Celebrity Endorsements: Associating a product with a well-known figure creates an impression of quality and authority.


“Best Seller” Labels: Marking an item as a “best seller” or “most popular choice” creates social pressure, prompting others to buy.



Consumer Trap:


Consumers are often swayed by the actions of others, even if the product isn't the best fit for them. Seeing something labeled as a "best-seller" can trigger a sense of urgency or the fear of missing out, leading to impulse buys.

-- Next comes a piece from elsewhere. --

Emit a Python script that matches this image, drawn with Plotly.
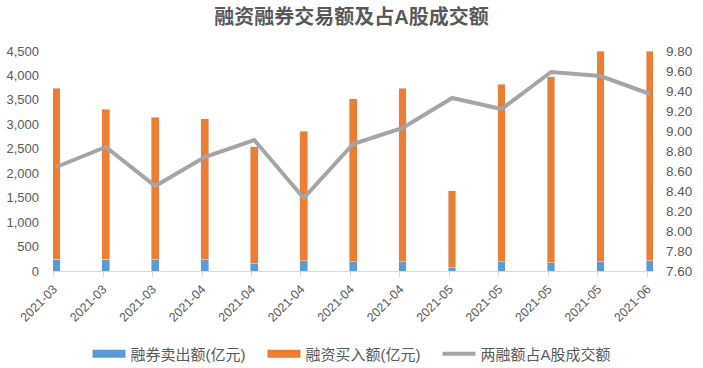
import plotly.graph_objects as go

# ---- data ----
dates = ["2021-03", "2021-03", "2021-03", "2021-04", "2021-04", "2021-04", "2021-04",
         "2021-04", "2021-05", "2021-05", "2021-05", "2021-05", "2021-06"]
short_sell = [245, 245, 231, 231, 150, 205, 190, 190, 68, 190, 164, 190, 205]
total_trade = [3740, 3310, 3150, 3110, 2540, 2860, 3520, 3740, 1640, 3820, 3970, 4500, 4500]
margin_buy = [t - s for t, s in zip(total_trade, short_sell)]
share_pct = [8.64, 8.84, 8.45, 8.74, 8.91, 8.33, 8.87, 9.03, 9.33, 9.22, 9.59, 9.55, 9.37]

name_short = "融券卖出额(亿元)"
name_buy = "融资买入额(亿元)"
name_share = "两融额占A股成交额"

BLUE = "#5B9BD5"
ORANGE = "#ED7D31"
GRAY = "#A5A5A5"
TXT = "#595959"
FONT = "Liberation Sans, Noto Sans CJK SC, sans-serif"

x = list(range(len(dates)))

fig = go.Figure()

# legend proxies (wide rectangular swatches like the original)
fig.add_trace(go.Scatter(x=[None], y=[None], mode="lines", name=name_short,
                         line=dict(color=BLUE, width=8), showlegend=True))
fig.add_trace(go.Scatter(x=[None], y=[None], mode="lines", name=name_buy,
                         line=dict(color=ORANGE, width=8), showlegend=True))

fig.add_trace(go.Bar(x=x, y=short_sell, name=name_short, marker_color=BLUE,
                     width=0.155, showlegend=False))
fig.add_trace(go.Bar(x=x, y=margin_buy, name=name_buy, marker_color=ORANGE,
                     width=0.155, showlegend=False))
fig.add_trace(go.Scatter(x=x, y=share_pct, name=name_share, mode="lines",
                         line=dict(color=GRAY, width=4), yaxis="y2"))

fig.update_layout(
    width=703, height=368,
    margin=dict(l=53, r=50, t=51, b=97, autoexpand=False),
    paper_bgcolor="white", plot_bgcolor="white",
    barmode="stack",
    font=dict(family=FONT, color=TXT, size=13),
    title=dict(text="<b>融资融券交易额及占A股成交额</b>", x=0.5, xanchor="center",
               y=1 - 17 / 368, yanchor="middle",
               font=dict(size=20, color=TXT, family=FONT)),
    xaxis=dict(range=[-0.067, 12.06], tickvals=[i - 0.055 for i in x], ticktext=dates,
               tickangle=-45, tickfont=dict(size=12.5, color=TXT), automargin=False,
               showgrid=False, zeroline=False, showline=True, linecolor="#D9D9D9",
               linewidth=1, ticks="outside", ticklen=5, tickcolor="#D9D9D9"),
    yaxis=dict(range=[0, 4500], tickvals=list(range(0, 4501, 500)), tickformat=",d",
               showgrid=False, zeroline=False, showline=False, automargin=False,
               tickfont=dict(size=13, color=TXT), ticklabelstandoff=13),
    yaxis2=dict(range=[7.6, 9.8], tickvals=[7.6 + 0.2 * k for k in range(12)],
                tickformat=".2f", overlaying="y", side="right", automargin=False,
                showgrid=False, zeroline=False, showline=False,
                tickfont=dict(size=13.5, color=TXT), ticklabelstandoff=12),
    legend=dict(orientation="h", xref="container", yref="container",
                x=350 / 703, xanchor="center", y=1 - 354 / 368, yanchor="middle",
                font=dict(size=15, color=TXT, family=FONT), itemwidth=33,
                entrywidth=127, entrywidthmode="pixels",
                traceorder="normal"),
)

fig.write_html("out.html", config={"displayModeBar": False},
               post_script="document.body.style.margin='0px';")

7. Psychological Pricing (Charm Pricing)


Charm pricing is when prices are set slightly below a round number, such as $9.99 instead of $10. This technique takes advantage of our cognitive bias, where we perceive prices ending in .99 as significantly lower than they actually are.


How it works:


Odd Pricing: Products are priced at $19.99 instead of $20 because consumers perceive the price as closer to $19 than $20.


Tiered Pricing: Offering multiple versions of a product at price points like $29.99, $39.99, and $49.99 nudges customers to see the middle option as the best value.



Consumer Trap:


This tactic plays on mental shortcuts, where consumers focus on the leftmost digit and perceive the price as cheaper. This often leads to purchasing decisions driven by perception rather than actual value or affordability.


8. Loyalty Programs


Loyalty programs are designed to encourage repeat purchases by offering rewards or discounts to frequent buyers. While loyalty programs appear to provide value to the customer, they often lead to over-purchasing or sticking with a brand longer than necessary.


How it works:


Points Systems: Customers earn points for every purchase, which can be redeemed for discounts or free products.


Tiered Memberships: Programs with different levels (e.g., Silver, Gold, Platinum) motivate customers to spend more to reach higher levels for better rewards.



Consumer Trap:


Loyalty programs create a sense of commitment and reciprocity. Customers feel compelled to continue purchasing from the brand to “earn” the rewards, even if better alternatives are available elsewhere. This can lead to over-spending or buying products that aren’t truly needed just to accumulate points.


Conclusion


Marketing strategies are designed to influence and persuade, but some tactics can lead consumers to spend more than they intended or make irrational decisions. Whether it's the sense of urgency created by scarcity, the misleading savings from price anchoring, or the allure of a “free trial,” understanding these techniques can help consumers avoid common traps. By being aware of how marketers manipulate psychological 

triggers, consumers can make more informed and rational purchasing decisions, ultimately saving money and avoiding buyer’s remorse.